In summary (at last, you say?), we’ve come a long way in the science of pitch classification since spring 2007. We have the invaluable reference of Josh Kalk’s player cards. We have a sophisticated set of tools for classifying the repertoire of an individual pitcher. However, we are still not near the point of having a universal system for classifying >95% of major league pitches accurately. A published system with that level of accuracy would serve as the spark to ignite a great deal of other research that could transform the game of baseball.
Perhaps Sportvision and MLBAM are developing such a system in private. Perhaps Joe Sheehan’s unpublished system is closer to that goal than I realize. Perhaps Josh Kalk is on the way to making refinements to his system that will get us closer. Maybe John Walsh’s approach, which went to press as I was writing this article, of using K-means clustering and going through the major leagues pitcher by pitcher is the right way to start.
Clearly, one of my priorities should be improving my understanding of and facility with clustering techniques. In my opinion, an effective clustering algorithm should include speed, spin direction, spin rate, vertical spin deflection, horizontal spin deflection, and handedness of the pitcher and hitter. It’s possible that additional variables such as strike zone location, release point, and ball-strike count might be helpful, but I have a feeling their addition to a clustering algorithm might cause more problems than they solve.

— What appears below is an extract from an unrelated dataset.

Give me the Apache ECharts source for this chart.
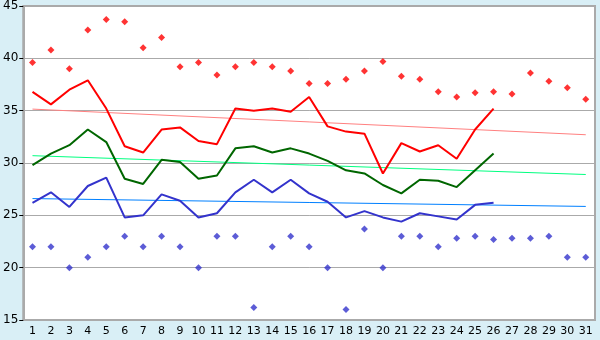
<!DOCTYPE html>
<html>
<head>
<meta charset="utf-8">
<script src="https://cdn.jsdelivr.net/npm/echarts@6/dist/echarts.min.js"></script>
<style>
html,body{margin:0;padding:0;background:#d9eff6;}
#main{width:600px;height:340px;}
</style>
</head>
<body>
<div id="main"></div>
<script>
// 日期 1..31
const days = ['1','2','3','4','5','6','7','8','9','10','11','12','13','14','15','16','17','18','19','20','21','22','23','24','25','26','27','28','29','30','31'];
const yTicks = [15, 45, 5];

// 最高点
const maxPoints = [39.6,40.8,39.0,42.7,43.7,43.5,41.0,42.0,39.2,39.6,38.4,39.2,39.6,39.2,38.8,37.6,37.6,38.0,38.8,39.7,38.3,38.0,36.8,36.3,36.7,36.8,36.6,38.6,37.8,37.2,36.1];
// 最低点
const minPoints = [22,22,20,21,22,23,22,23,22,20,23,23,16.2,22,23,22,20,16.0,23.7,20,23,23,22,22.8,23,22.7,22.8,22.8,23,21,21];

const redLine = [36.8,35.6,37.0,37.9,35.2,31.6,31.0,33.2,33.4,32.1,31.8,35.2,35.0,35.2,34.9,36.3,33.5,33.0,32.8,29.0,31.9,31.1,31.7,30.4,33.2,35.2];
const greenLine = [29.8,30.9,31.7,33.2,32.0,28.5,28.0,30.3,30.1,28.5,28.8,31.4,31.6,31.0,31.4,30.9,30.2,29.3,29.0,27.9,27.1,28.4,28.3,27.7,29.3,30.9];
const blueLine = [26.2,27.2,25.8,27.8,28.6,24.8,25.0,27.0,26.4,24.8,25.2,27.2,28.4,27.2,28.4,27.1,26.3,24.8,25.4,24.8,24.4,25.2,24.9,24.6,26.0,26.2];

// 趋势线 (首尾两点)
const redTrend = [['1',35.15],['31',32.7]];
const greenTrend = [['1',30.7],['31',28.9]];
const blueTrend = [['1',26.6],['31',25.85]];

const chart = echarts.init(document.getElementById('main'));

function lineSeries(data, color, width, z){
    return {
        type:'line',
        data:data,
        symbol:'none',
        animation:false,
        z:z,
        lineStyle:{color:color,width:width}
    }
}
function dotSeries(data, color){
    return {
        type:'scatter',
        data:data,
        symbol:'diamond',
        symbolSize:7,
        animation:false,
        z:10,
        itemStyle:{color:color}
    }
}

chart.setOption({
    backgroundColor:'#d9eff6',
    textStyle:{fontFamily:'DejaVu Sans'},
    grid:{
        left:20,
        right:5,
        top:5,
        bottom:20,
        show:true,
        backgroundColor:'#fff',
        borderColor:'#aaa',
        borderWidth:2
    },
    xAxis:{
        type:'category',
        data:days,
        boundaryGap:true,
        axisLine:{lineStyle:{color:'#aaa',width:2}},
        axisTick:{alignWithLabel:true,length:4,lineStyle:{color:'#000'}},
        axisLabel:{color:'#000',fontSize:11,margin:6,interval:0},
        splitLine:{show:false}
    },
    yAxis:{
        type:'value',
        min:yTicks[0],
        max:yTicks[1],
        interval:yTicks[2],
        axisLine:{show:true,lineStyle:{color:'#aaa',width:2}},
        axisTick:{show:true,length:4,lineStyle:{color:'#000'}},
        axisLabel:{color:'#000',fontSize:12,margin:5},
        splitLine:{lineStyle:{color:'#aaa',width:1}}
    },
    series:[
        lineSeries(redTrend,'#ff8080',1,2),
        lineSeries(greenTrend,'#00ff80',1,2),
        lineSeries(blueTrend,'#0080ff',1,2),
        lineSeries(redLine,'#ff0000',2,3),
        lineSeries(greenLine,'#006600',2,3),
        lineSeries(blueLine,'#3333cc',2,3),
        dotSeries(maxPoints,'#ff0000'),
        dotSeries(minPoints,'#3333cc')
    ]
});
</script>
</body>
</html>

I would like to develop a classification system that would be available to any researcher and accurate enough to distinguish splitters from changeups, sinkers from four-seam fastballs, and cutters from sliders and fastballs. I confess to being a bit daunted by the task and not very experienced in some of the statistical math that may be required, but I’m going to keep chipping away at this problem until we get there.